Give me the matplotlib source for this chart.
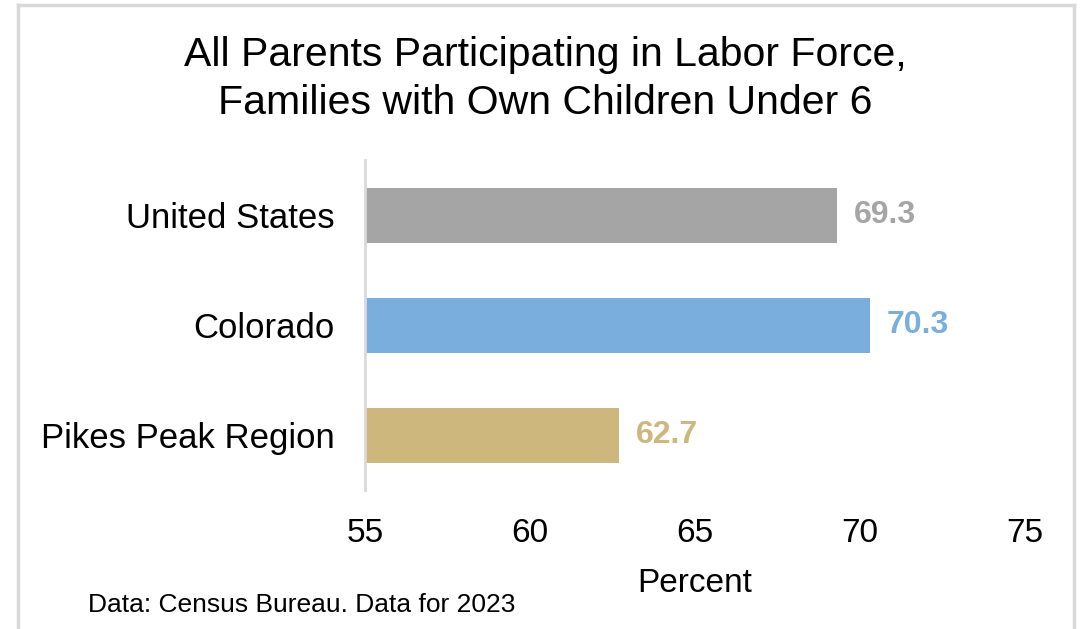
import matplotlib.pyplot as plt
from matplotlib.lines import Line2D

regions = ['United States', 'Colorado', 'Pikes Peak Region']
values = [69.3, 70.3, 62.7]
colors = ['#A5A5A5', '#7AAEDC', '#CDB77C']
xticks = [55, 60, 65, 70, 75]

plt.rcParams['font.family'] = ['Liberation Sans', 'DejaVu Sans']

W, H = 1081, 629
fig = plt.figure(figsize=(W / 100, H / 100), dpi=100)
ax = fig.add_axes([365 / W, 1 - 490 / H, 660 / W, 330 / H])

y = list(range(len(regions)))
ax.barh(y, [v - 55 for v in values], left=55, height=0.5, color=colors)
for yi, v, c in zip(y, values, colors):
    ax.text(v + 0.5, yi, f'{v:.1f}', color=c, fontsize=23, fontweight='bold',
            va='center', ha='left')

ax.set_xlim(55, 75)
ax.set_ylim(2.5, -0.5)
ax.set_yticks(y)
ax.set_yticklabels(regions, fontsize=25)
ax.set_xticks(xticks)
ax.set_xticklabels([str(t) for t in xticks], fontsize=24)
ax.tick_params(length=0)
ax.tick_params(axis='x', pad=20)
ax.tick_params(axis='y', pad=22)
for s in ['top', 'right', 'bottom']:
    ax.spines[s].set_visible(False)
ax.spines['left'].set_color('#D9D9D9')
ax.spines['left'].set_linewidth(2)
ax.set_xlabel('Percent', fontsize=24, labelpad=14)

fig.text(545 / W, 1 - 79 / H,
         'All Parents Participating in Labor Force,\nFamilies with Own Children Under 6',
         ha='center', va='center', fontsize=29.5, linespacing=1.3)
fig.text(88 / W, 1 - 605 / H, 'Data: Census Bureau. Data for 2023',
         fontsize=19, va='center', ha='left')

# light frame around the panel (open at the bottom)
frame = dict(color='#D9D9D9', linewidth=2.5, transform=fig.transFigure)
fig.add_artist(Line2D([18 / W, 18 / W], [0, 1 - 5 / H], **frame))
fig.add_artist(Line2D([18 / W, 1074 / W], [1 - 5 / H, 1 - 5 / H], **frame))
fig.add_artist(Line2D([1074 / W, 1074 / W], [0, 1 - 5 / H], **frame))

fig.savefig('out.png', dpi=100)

=-=-=-=-=

Work to do> Extract the full listing above verbatim; pictures are to be left out of the copy.

Result of the exercise>
Give me the matplotlib source for this chart.
import matplotlib.pyplot as plt
from matplotlib.lines import Line2D

regions = ['United States', 'Colorado', 'Pikes Peak Region']
values = [69.3, 70.3, 62.7]
colors = ['#A5A5A5', '#7AAEDC', '#CDB77C']
xticks = [55, 60, 65, 70, 75]

plt.rcParams['font.family'] = ['Liberation Sans', 'DejaVu Sans']

W, H = 1081, 629
fig = plt.figure(figsize=(W / 100, H / 100), dpi=100)
ax = fig.add_axes([365 / W, 1 - 490 / H, 660 / W, 330 / H])

y = list(range(len(regions)))
ax.barh(y, [v - 55 for v in values], left=55, height=0.5, color=colors)
for yi, v, c in zip(y, values, colors):
    ax.text(v + 0.5, yi, f'{v:.1f}', color=c, fontsize=23, fontweight='bold',
            va='center', ha='left')

ax.set_xlim(55, 75)
ax.set_ylim(2.5, -0.5)
ax.set_yticks(y)
ax.set_yticklabels(regions, fontsize=25)
ax.set_xticks(xticks)
ax.set_xticklabels([str(t) for t in xticks], fontsize=24)
ax.tick_params(length=0)
ax.tick_params(axis='x', pad=20)
ax.tick_params(axis='y', pad=22)
for s in ['top', 'right', 'bottom']:
    ax.spines[s].set_visible(False)
ax.spines['left'].set_color('#D9D9D9')
ax.spines['left'].set_linewidth(2)
ax.set_xlabel('Percent', fontsize=24, labelpad=14)

fig.text(545 / W, 1 - 79 / H,
         'All Parents Participating in Labor Force,\nFamilies with Own Children Under 6',
         ha='center', va='center', fontsize=29.5, linespacing=1.3)
fig.text(88 / W, 1 - 605 / H, 'Data: Census Bureau. Data for 2023',
         fontsize=19, va='center', ha='left')

# light frame around the panel (open at the bottom)
frame = dict(color='#D9D9D9', linewidth=2.5, transform=fig.transFigure)
fig.add_artist(Line2D([18 / W, 18 / W], [0, 1 - 5 / H], **frame))
fig.add_artist(Line2D([18 / W, 1074 / W], [1 - 5 / H, 1 - 5 / H], **frame))
fig.add_artist(Line2D([1074 / W, 1074 / W], [0, 1 - 5 / H], **frame))

fig.savefig('out.png', dpi=100)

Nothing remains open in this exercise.